Amur has just released details of the 2018 programme of works for its Kun-Manie nickel sulphide mine in Russia, and the emphasis is now shifting further and further towards development.

WATCH: Amur Minerals moving away from exploration into pre-production at Kun-Manie

Drilling will occur this year, but much more emphasis will be placed on metallurgical work, updating the open-pit and underground mine plans at IKEN/KUBUK, boosting the resource base on data already being processed, doing metallurgical work, and wrapping an economic model around all the results.

Young expects an independently audited pre-feasibility study to be in place by the end of the second quarter of this year, with some of the work likely to be at full-feasibility standard.

“We’re just going to keep going down this road,” he says.

“We’re going to meet all the requirements of the Russian authorities. And we’re going to keep to our basic premise which has always been that we will keep driving this through towards production. If necessary we will find financing to do it ourselves.”

If some kind of deal comes along in the meantime, though, so much the better.

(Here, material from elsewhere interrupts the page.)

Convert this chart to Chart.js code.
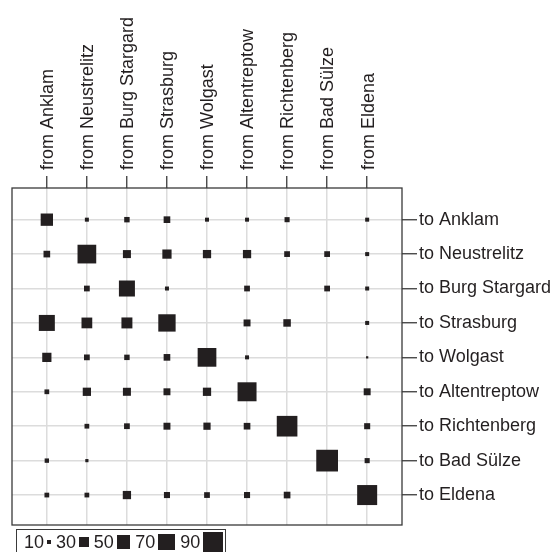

“A deal will be done when the time is right,” says Young firmly.

In the meantime, buoyed by a new funding facility from Riverfort, the company is in a strong position to press on with this year’s work programme.

This year will bring a new flavour to the work though, one added by the near-unique nature of the nickel deposit at Kun-Manie.

As is well-known, with a resource invenotry of more than a million tonnes of nickel equivalent, Kun-Manie is one of the last remaining major nickel sulphide deposits in the world, and as Young points out, the largest in the vicinity of three of the major demand centres for electric vehicle batteries, China, Korea and Japan.

Nickel is a key component in electric vehicle batteries, but from an economic perspective not every nickel production source is suitable.

That’s because the processing nickel from out of the remaining major source, laterites, is very expensive when it comes to manufacturing the sulphate form of nickel required for batteries. Nickel sulphides, like Kun-Manie, are much cheaper.

All of which adds another dimension to the potential offering from Kun-Manie.

“We know we can generate a concentrate,” says Young.

“We know we can sell it to a smelter. But there is also the possibility we could make our own concentrate and generate sulphate minerals for use in batteries, cutting out the middle man. So we are taking a close look at what it would take us to become an end-product supplier all the way down to the battery makers themselves. We are the largest sulphide project near the Chinese market.”

What’s more, although the location of Kun-Manie in Russia has sometimes been seen as a negative on Western bourses, in terms of cutting battery-related deals in the Far East, it could actually turn in to a benefit.

“The Russians and the Chinese have good working relations,” says Young.

In the meantime, much hard work remains to be done.

“We’ll be staying the course,” says Young.

“We’re focussed on what we’re doing. The resource update, the life of mine work, the underground updates, the met work – all of these things move the metal forward.”